There's nothing like a blast of the Beastie Boys to freshen your day and set your head in the right direction, pick almost anything from any of their albums from 1989's Paul's Boutique through to 1998's Hello Nasty. Like this one...

Johnny Ryall

Johnny Ryall was a homeless man that Mike D used to pass every day when he lived in New York in the mid- to- late 80s. Mike D would as the song states often give him 'fifty cents to buy some soup'. Johnny used to regale people with tales of being a rockabilly star in Memphis in the dim and distant past, with Boots on bass and Checkers on drums, and claimed that he wrote Blue Suede Shoes. Mike, Adam and Adam's wordplay, trading lines in their nasal NY voices is a joy, sounding easy but the writing and the timing must have taken hours of practice. Paul's Boutique is famously made up of hundreds of samples (before anyone really got to grips with sample law) but the lyrics are similarly stitched together from the panoply of Beastie Boys references- Johnny Ryall mentions mayor of New York Ed Koch, Gucci, the Bowery, Maggie's Farm, Puma trainers, Thunderbird (cheap, fortified wine), Louis Vuitton, Wonder Bread, Helter Skelter (the song by The Beatles), the various rockabilly and Elvis nods mentioned before and the currently about- to- depart President of the United Sates Of America. 

'Donald Trump and Donald Tramp living in the men's shelter
Wonder Bread bag shoes and singing "Helter Skelter"
He asks for a dollar you know what it's for
Man, bottle after bottle he'll always need more
He's no less important than you working class stiffs
He drinks a lot of liquor but he don't drink piss
He paid his dues playing the blues
He claims that he wrote the Blue Suede Shoes
Elvis shaved his head when he went into the army
That's right y'all his name is Johnny
Kick it
Johnny Ryall, Johnny Ryall'

The music is similarly dizzying in its samples and sources.

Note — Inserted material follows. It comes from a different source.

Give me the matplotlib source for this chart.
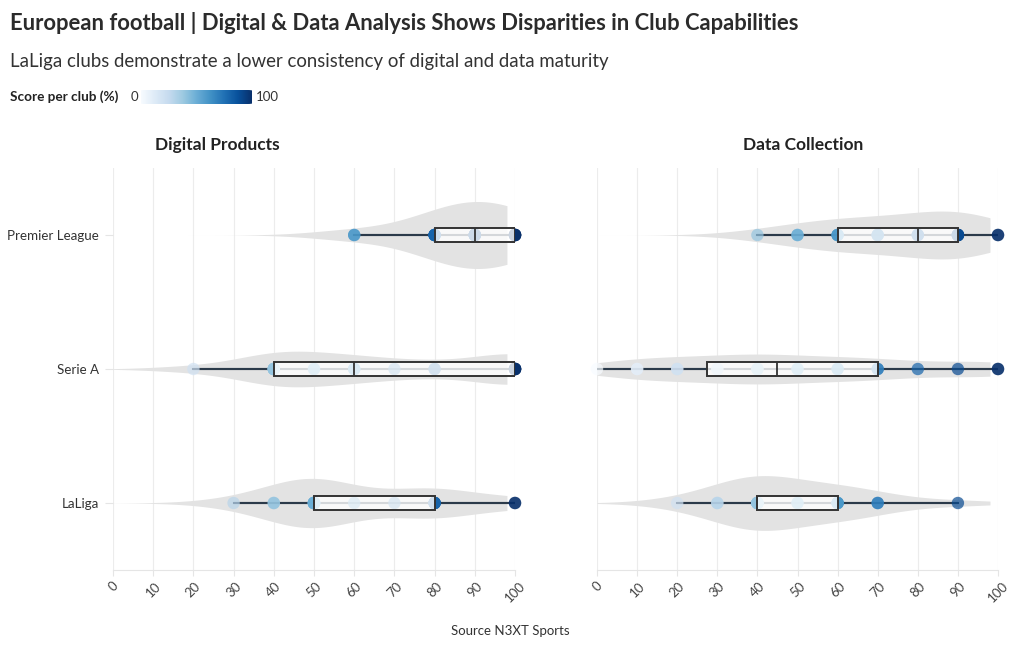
import numpy as np
import matplotlib
matplotlib.use("Agg")
import matplotlib.pyplot as plt
from matplotlib.patches import FancyBboxPatch

# ---------------- data ----------------
leagues = ["LaLiga", "Serie A", "Premier League"]
panel_titles = ["Digital Products", "Data Collection"]
x_ticks = [0, 10, 20, 30, 40, 50, 60, 70, 80, 90, 100]

digital_laliga = [30, 40, 40, 50, 50, 50, 50, 50, 50, 50, 50, 60, 70, 80, 80, 80, 80, 80, 100, 100]
digital_seriea = [20, 40, 40, 40, 40, 40, 50, 50, 60, 60, 60, 70, 80, 80, 100, 100, 100, 100, 100, 100]
digital_premier = [60, 60, 80, 80, 80, 80, 80, 90, 90, 90, 90, 90, 90, 90, 100, 100, 100, 100, 100, 100]

data_laliga = [20, 30, 30, 40, 40, 40, 40, 40, 40, 40, 40, 50, 50, 60, 60, 60, 60, 70, 70, 90]
data_seriea = [0, 10, 10, 20, 20, 30, 30, 40, 40, 40, 50, 50, 60, 60, 70, 70, 80, 90, 100, 100]
data_premier = [40, 50, 50, 60, 60, 60, 70, 70, 70, 80, 80, 80, 90, 90, 90, 90, 90, 90, 100, 100]

panels = [
    [digital_laliga, digital_seriea, digital_premier],
    [data_laliga, data_seriea, data_premier],
]

title = "European football | Digital & Data Analysis Shows Disparities in Club Capabilities"
subtitle = "LaLiga clubs demonstrate a lower consistency of digital and data maturity"
legend_label = "Score per club (%)"
source = "Source N3XT Sports"

# ---------------- style ----------------
FONT = ["Lato", "DejaVu Sans"]
plt.rcParams["font.family"] = FONT
W, H = 1020, 650
fig = plt.figure(figsize=(W / 100, H / 100), dpi=100)
cmap = plt.get_cmap("Blues")
violin_color = "#e3e3e3"
line_color = "#2b3a4a"
BANDWIDTH = 10.5


def kde(vals, grid, bw):
    v = np.asarray(vals, float)
    n = len(v)
    d = np.exp(-0.5 * ((grid[:, None] - v[None, :]) / bw) ** 2).sum(axis=1)
    return d / (n * bw * np.sqrt(2 * np.pi))


grid = np.linspace(0, 98, 400)
all_dens = [[kde(v, grid, BANDWIDTH) for v in p] for p in panels]
dmax = max(d.max() for p in all_dens for d in p)
half_max = 0.25

axes_x = [(113, 515), (597, 998)]
y_top, y_bot = 168, 570

for pi, (data_sets, (x0, x1)) in enumerate(zip(panels, axes_x)):
    ax = fig.add_axes([x0 / W, 1 - y_bot / H, (x1 - x0) / W, (y_bot - y_top) / H])
    ax.set_xlim(0, 100)
    ax.set_ylim(-0.5, 2.5)
    for i, vals in enumerate(data_sets):
        dens = all_dens[pi][i] / dmax * half_max
        ax.fill_between(grid, i - dens, i + dens, color=violin_color, lw=0, zorder=1)
        ax.hlines(i, min(vals), max(vals), color=line_color, lw=1.5, zorder=2)
        ax.scatter(vals, [i] * len(vals), c=vals, cmap=cmap, vmin=0, vmax=100,
                   s=80, alpha=0.7, lw=0, zorder=3, clip_on=False)
    bp = ax.boxplot(data_sets, positions=range(len(data_sets)), vert=False,
                    widths=0.105, whis=1.5, showfliers=False, showcaps=False,
                    patch_artist=True, manage_ticks=False)
    for b in bp["boxes"]:
        b.set_facecolor((1, 1, 1, 0.8))
        b.set_edgecolor("#333333")
        b.set_linewidth(1.4)
        b.set_zorder(4)
    for m in bp["medians"]:
        m.set_color("#333333")
        m.set_linewidth(1.3)
        m.set_zorder(5)
    for w in bp["whiskers"]:
        w.set_color(line_color)
        w.set_linewidth(1.5)
        w.set_zorder(2)

    ax.set_xticks(x_ticks)
    ax.set_xticklabels([str(t) for t in x_ticks], rotation=45, fontsize=9.5, color="#444444")
    ax.grid(axis="x", color="#ececec", lw=0.8, zorder=0)
    ax.set_axisbelow(True)
    for s in ["top", "right", "left"]:
        ax.spines[s].set_visible(False)
    ax.spines["bottom"].set_color("#e5e5e5")
    ax.tick_params(axis="x", colors="#e5e5e5", labelcolor="#444444", length=4, pad=3)
    ax.set_yticks(range(len(leagues)))
    if pi == 0:
        ax.set_yticklabels(leagues, fontsize=9.6, color="#333333")
        ax.tick_params(axis="y", colors="#e5e5e5", labelcolor="#333333", length=6, pad=4)
    else:
        ax.set_yticklabels([])
        ax.tick_params(axis="y", length=0)

fig.text(217 / W, 1 - 145 / H, panel_titles[0], ha="center", va="center",
         fontsize=12.5, fontweight="bold", color="#222222")
fig.text(803 / W, 1 - 145 / H, panel_titles[1], ha="center", va="center",
         fontsize=12.5, fontweight="bold", color="#222222")

fig.text(10 / W, 1 - 23 / H, title, ha="left", va="center", fontsize=15.8,
         fontweight="bold", color="#2b2b2b")
fig.text(10 / W, 1 - 62 / H, subtitle, ha="left", va="center", fontsize=13.4,
         color="#333333")

# colour legend
fig.text(10 / W, 1 - 97 / H, legend_label, ha="left", va="center", fontsize=9.8,
         fontweight="bold", color="#222222")
fig.text(131 / W, 1 - 97 / H, "0", ha="left", va="center", fontsize=9.5, color="#333333")
fig.text(256 / W, 1 - 97 / H, "100", ha="left", va="center", fontsize=9.5, color="#333333")
cax = fig.add_axes([141 / W, 1 - 104 / H, (252 - 141) / W, 14 / H])
cax.imshow(np.linspace(0, 1, 256)[None, :], aspect="auto", cmap=cmap,
           extent=[0, 1, 0, 1])
clip = FancyBboxPatch((0, 0), 1, 1, boxstyle="round,pad=0,rounding_size=0.04",
                      transform=cax.transAxes, facecolor="none", edgecolor="none")
cax.add_patch(clip)
cax.images[0].set_clip_path(clip)
cax.axis("off")

fig.text(510 / W, 1 - 631 / H, source, ha="center", va="center", fontsize=9.5,
         color="#333333")

fig.savefig("out.png", dpi=100)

Out in LA the Beastie trio hooked up with production duo The Dust Brothers who had constructed loads of instrumentals by sampling and plundering their record collections. They thought the tracks were too dense for anyone to add vocals too but MCA, AD- rock and Mike D found the space. The rhythm track is borrowed from Sharon, a 1972 song by David Bromberg, while Pink Floyd, Paul McCartney, Donny Hathaway, DJ Grand Wizard Theodore and insertion of the vocal line from Mr Big Stuff  by Jean Knight still raises a smile and a shake of the head thirty one years later. 

2 comments:

Jake Sniper said...

I love the Beastie Boys, so much great material.That album run is just amazing.

Swiss Adam said...

I can never decide which is my favourite. Paul's Boutique and Ill Communication are the ones I go to the most.